El avatar se introducirá en un túnel que lo llevará a correr por debajo de la pista de carreras, siendo testigo no sólo de como los demás avatares van fracasando en su objetivo, sino viendo por dentro, en sus propias carnes digitales, como la carrera va generando los diferentes obstáculos en forma de iconos populares (desde el Tyrannosaurus rex de Jurassic Park (1993) hasta el mismísimo King Kong (1933). Es decir, Percival es consciente de la creación de la propia carrera al mismo tiempo que está sucediendo. Es consciente de su alteridad.  Ese tipo de sabiduría nos avisa de la importancia puesta en el análisis, porque lo que vamos a contemplar es un reflejo distorsionado de nosotros mismos. Y lo perturbador de la propuesta es que no tiene necesidad de apoyarse en ninguna coartada identitaria con el narratario. Son/Somos seres aburridos, infantiloides, ¿peterpanescos? Anulados y solamente preocupados en pasar al siguiente nivel. Si existiese algún mensaje cifrado en el interior de la historia, sería uno de revolución pero de  una gestada entre algodones (demoledora es la secuencia en la que los actantes asumen seguir como estaban pero dedicando un par de días a desconectarse de la virtualidad).

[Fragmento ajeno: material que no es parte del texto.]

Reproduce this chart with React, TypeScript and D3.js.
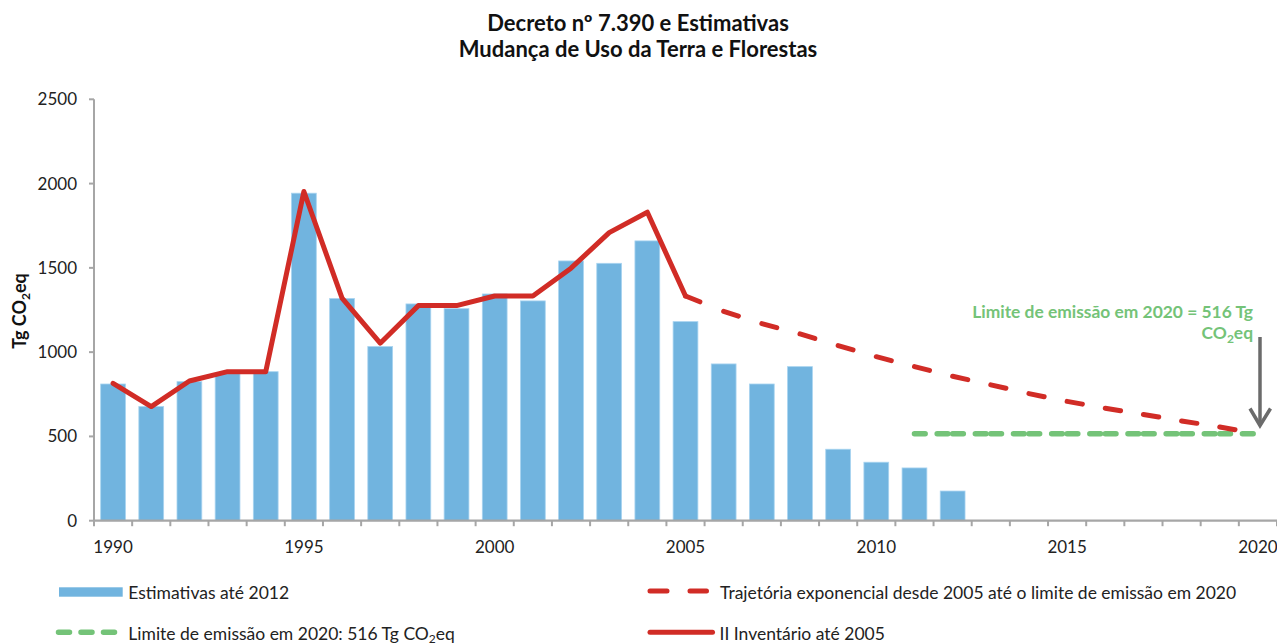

Y el conjuro termina con algo muy interesante: signo tuyo de creación (“dogiel dienvé”). Y es que una historia es el remanente de su propia creación. Como hemos dejado claro, en el film artúrico todo giraba en torno a la idea del despertar del héroe. Pues bien, Wade también despierta y quiere despertar al mundo de la realidad que encierra OASIS. El culto al protagonista cinematográfico le hubiese encantado al ego jungiano, uno que llega a convertirse en arquetipo pero que ya no relaciona un posible mundo interior inconsciente con uno exterior consciente, ya sólo le interesa vanagloriarse de uno virtual. Se dejan atrás los esquemas arcaicos para moldear las ficciones con sistemas binarios de ombliguismo. Llega otra cosa, un fenómeno que arrasa con todo lo demás. No hay salida posible salvo que te pongas una gafitas y empieces a soñar el efecto especial deseado.



Quizá no estemos tan lejos de esas torres donde vive hacinada esa sociedad del futuro y nos encontremos más cerca de ese ser humano que prefiere desinhibirse de la realidad, preocupándose  por una farsa. Todo un ejemplo de irresponsabilidad cívica. Ya hablaremos otro día de otro conjuro “Klaatu Barada Nikto”.